Given problem
Emit a verbatim copy of the lines below from the line with "Give me the matplotlib source for this chart." through the line with "from matplotlib.lines import Line2D", excluding pictures and everything outside that range.

[Source code of charts]
· · · · · · ·

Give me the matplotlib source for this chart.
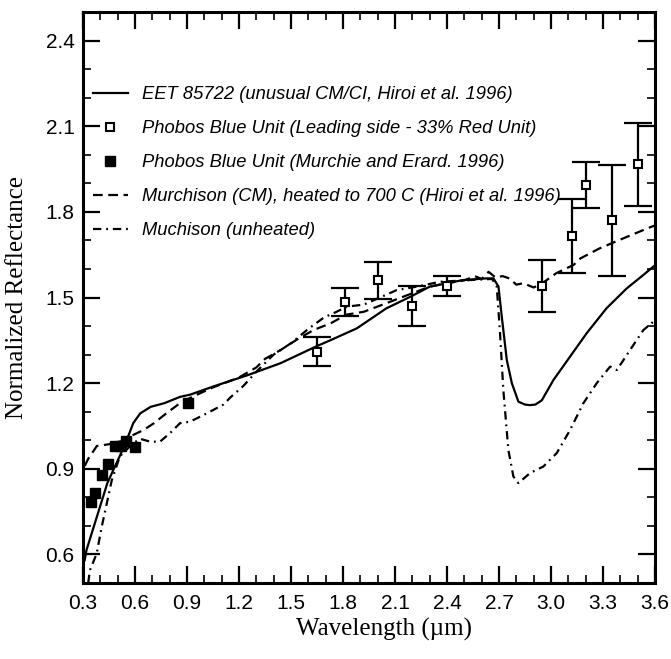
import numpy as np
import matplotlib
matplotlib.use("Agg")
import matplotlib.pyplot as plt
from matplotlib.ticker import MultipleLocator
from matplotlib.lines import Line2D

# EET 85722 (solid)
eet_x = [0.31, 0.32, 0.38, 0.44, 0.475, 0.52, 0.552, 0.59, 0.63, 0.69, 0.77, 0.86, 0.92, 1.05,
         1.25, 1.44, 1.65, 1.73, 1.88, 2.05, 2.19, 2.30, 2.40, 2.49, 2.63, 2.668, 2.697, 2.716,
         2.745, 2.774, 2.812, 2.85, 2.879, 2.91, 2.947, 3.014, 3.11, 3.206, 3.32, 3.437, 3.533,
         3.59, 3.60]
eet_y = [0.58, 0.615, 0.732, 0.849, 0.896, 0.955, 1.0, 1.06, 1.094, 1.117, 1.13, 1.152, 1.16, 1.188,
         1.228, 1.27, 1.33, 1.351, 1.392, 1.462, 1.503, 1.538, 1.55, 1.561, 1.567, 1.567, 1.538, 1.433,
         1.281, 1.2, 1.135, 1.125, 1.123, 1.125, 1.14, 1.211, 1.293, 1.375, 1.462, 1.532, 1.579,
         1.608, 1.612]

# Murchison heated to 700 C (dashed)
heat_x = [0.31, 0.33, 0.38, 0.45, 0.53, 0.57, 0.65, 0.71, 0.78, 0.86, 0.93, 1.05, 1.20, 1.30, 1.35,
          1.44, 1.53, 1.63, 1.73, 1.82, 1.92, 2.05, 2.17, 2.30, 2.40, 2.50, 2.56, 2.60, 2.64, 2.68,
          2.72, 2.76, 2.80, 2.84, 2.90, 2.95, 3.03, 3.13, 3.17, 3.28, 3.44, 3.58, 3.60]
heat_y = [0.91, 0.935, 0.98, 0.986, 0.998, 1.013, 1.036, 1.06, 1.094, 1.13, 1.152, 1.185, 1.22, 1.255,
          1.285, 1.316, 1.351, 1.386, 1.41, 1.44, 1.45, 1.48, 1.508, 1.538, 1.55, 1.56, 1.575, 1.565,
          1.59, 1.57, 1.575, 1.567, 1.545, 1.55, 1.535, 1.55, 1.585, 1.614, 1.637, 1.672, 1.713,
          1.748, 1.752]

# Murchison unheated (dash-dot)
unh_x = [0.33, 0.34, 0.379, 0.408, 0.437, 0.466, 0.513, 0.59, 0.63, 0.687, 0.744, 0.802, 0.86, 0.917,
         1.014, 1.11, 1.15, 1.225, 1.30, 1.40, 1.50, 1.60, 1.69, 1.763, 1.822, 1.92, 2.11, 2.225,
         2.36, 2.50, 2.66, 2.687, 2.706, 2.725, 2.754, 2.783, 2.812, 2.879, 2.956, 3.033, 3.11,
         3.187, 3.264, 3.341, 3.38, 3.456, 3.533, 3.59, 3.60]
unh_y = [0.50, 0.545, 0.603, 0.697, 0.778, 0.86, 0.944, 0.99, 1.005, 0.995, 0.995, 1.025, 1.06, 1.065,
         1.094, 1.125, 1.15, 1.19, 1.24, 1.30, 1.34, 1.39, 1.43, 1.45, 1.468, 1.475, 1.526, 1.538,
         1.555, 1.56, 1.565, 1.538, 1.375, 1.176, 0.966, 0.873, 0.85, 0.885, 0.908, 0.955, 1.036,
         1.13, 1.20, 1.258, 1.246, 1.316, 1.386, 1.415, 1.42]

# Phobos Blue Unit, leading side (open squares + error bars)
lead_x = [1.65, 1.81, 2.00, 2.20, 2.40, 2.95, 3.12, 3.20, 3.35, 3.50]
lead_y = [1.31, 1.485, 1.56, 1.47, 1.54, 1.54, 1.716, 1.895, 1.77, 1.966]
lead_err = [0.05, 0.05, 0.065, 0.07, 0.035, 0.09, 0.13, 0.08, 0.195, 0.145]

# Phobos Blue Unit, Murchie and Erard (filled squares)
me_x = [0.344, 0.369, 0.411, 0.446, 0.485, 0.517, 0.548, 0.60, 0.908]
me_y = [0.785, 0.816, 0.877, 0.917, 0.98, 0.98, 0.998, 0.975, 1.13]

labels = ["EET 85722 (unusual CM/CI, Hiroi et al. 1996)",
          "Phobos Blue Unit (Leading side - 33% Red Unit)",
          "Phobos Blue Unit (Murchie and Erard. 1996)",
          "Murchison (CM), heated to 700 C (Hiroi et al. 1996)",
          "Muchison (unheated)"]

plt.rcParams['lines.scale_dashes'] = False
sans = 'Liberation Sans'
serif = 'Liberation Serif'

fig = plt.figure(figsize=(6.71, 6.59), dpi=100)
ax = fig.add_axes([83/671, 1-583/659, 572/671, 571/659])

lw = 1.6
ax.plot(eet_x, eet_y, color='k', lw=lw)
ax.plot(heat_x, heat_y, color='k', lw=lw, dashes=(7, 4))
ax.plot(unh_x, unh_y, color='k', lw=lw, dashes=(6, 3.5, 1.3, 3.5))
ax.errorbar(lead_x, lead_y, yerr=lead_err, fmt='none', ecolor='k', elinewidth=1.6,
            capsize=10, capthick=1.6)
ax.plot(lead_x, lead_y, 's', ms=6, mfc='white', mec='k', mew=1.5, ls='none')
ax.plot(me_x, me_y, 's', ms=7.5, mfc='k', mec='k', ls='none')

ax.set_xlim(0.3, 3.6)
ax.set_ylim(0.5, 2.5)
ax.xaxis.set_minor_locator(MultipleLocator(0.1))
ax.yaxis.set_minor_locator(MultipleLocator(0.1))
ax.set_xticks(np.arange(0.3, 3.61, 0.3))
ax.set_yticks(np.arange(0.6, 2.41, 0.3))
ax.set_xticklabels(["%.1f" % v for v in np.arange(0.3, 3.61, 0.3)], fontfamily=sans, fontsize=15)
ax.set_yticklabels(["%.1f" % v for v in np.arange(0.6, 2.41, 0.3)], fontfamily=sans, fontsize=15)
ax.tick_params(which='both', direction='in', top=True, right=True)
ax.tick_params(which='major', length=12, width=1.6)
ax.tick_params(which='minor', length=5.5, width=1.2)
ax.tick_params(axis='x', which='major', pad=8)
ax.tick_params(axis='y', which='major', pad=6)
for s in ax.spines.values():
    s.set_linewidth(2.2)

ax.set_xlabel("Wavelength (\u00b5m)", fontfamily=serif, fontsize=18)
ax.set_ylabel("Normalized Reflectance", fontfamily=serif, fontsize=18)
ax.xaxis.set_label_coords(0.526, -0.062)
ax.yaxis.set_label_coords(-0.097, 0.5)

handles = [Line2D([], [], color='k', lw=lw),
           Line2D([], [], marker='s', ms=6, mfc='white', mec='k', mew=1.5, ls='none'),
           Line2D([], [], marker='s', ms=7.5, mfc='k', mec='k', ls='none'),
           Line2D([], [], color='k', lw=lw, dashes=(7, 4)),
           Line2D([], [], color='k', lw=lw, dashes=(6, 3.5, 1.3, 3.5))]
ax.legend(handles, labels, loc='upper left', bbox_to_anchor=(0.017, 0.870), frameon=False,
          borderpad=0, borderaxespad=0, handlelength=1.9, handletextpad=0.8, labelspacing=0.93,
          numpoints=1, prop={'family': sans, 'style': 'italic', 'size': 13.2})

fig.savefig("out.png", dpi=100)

· · · · · · ·

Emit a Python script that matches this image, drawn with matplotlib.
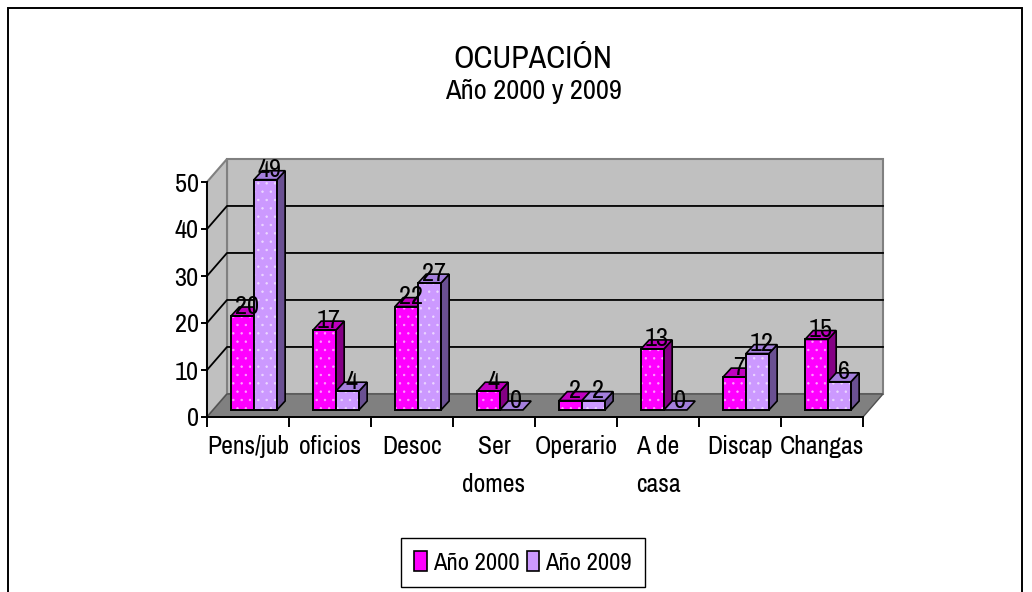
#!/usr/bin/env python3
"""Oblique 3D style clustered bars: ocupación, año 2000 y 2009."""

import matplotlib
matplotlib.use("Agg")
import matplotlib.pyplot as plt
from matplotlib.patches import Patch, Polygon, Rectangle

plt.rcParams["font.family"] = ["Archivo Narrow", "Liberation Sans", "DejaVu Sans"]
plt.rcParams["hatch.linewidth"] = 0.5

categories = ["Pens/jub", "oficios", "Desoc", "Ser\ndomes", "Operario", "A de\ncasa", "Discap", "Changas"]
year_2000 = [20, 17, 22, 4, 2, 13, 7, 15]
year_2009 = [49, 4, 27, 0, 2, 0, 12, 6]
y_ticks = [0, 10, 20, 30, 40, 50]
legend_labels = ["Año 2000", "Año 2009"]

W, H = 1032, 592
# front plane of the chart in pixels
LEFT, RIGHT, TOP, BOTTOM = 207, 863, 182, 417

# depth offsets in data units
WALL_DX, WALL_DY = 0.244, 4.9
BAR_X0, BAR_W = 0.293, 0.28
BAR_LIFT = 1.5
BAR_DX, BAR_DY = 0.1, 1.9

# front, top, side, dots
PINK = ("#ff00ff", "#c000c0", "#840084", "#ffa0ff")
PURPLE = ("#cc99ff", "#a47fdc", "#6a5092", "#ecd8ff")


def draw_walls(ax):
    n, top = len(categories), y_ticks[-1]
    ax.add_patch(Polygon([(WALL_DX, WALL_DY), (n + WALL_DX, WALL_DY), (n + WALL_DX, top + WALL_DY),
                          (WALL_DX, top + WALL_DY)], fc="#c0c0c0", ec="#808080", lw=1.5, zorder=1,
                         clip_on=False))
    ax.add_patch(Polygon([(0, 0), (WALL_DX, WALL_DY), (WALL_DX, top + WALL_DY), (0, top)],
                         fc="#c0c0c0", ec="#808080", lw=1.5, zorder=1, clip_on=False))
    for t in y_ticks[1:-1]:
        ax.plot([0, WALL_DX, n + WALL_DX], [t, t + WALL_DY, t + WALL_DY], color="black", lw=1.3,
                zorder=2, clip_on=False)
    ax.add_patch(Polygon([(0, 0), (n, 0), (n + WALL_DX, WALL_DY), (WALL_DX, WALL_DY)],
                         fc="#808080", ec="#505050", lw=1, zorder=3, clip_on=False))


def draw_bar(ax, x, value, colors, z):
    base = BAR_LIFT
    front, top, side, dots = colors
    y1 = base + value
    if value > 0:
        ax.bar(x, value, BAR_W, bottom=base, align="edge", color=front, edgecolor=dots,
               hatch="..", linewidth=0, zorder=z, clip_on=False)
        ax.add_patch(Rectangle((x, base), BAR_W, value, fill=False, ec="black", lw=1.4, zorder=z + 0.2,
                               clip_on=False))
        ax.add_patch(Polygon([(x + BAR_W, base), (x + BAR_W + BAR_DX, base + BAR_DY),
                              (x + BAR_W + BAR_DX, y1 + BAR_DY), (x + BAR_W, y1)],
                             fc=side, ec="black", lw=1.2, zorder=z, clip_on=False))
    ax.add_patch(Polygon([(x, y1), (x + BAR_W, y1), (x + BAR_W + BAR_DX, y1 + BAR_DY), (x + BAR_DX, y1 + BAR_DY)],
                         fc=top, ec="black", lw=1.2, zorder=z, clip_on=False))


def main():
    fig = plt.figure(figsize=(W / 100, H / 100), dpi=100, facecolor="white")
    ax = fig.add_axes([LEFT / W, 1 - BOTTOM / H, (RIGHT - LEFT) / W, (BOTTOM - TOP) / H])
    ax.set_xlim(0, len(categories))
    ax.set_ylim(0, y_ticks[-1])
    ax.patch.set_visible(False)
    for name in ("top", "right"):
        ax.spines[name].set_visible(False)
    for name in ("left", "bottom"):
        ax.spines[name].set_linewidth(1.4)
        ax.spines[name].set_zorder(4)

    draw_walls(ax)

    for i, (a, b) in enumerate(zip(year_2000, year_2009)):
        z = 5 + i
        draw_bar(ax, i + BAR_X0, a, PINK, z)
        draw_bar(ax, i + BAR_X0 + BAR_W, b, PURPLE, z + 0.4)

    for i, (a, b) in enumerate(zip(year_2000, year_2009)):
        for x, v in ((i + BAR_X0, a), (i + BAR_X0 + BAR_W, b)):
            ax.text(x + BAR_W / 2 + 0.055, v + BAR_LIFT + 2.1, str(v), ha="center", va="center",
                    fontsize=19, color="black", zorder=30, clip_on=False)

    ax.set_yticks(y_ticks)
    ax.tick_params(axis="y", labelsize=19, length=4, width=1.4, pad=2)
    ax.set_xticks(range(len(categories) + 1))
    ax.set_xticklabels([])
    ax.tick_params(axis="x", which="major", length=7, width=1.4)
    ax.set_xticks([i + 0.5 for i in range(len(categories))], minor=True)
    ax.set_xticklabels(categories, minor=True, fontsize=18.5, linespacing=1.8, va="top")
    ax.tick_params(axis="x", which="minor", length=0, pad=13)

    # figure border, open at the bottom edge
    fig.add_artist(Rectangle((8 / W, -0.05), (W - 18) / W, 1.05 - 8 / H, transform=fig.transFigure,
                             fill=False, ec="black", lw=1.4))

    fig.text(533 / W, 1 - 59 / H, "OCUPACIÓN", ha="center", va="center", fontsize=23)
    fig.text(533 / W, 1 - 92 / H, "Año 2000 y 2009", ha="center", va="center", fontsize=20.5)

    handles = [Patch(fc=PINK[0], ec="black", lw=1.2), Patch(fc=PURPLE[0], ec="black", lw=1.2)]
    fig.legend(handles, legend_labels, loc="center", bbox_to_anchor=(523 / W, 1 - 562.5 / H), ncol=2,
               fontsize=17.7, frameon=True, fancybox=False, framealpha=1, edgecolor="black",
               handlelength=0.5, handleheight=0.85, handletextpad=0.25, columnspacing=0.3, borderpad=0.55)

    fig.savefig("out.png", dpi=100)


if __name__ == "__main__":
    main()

· · · · · · ·

Answer to this problem
Give me the matplotlib source for this chart.
import numpy as np
import matplotlib
matplotlib.use("Agg")
import matplotlib.pyplot as plt
from matplotlib.ticker import MultipleLocator
from matplotlib.lines import Line2D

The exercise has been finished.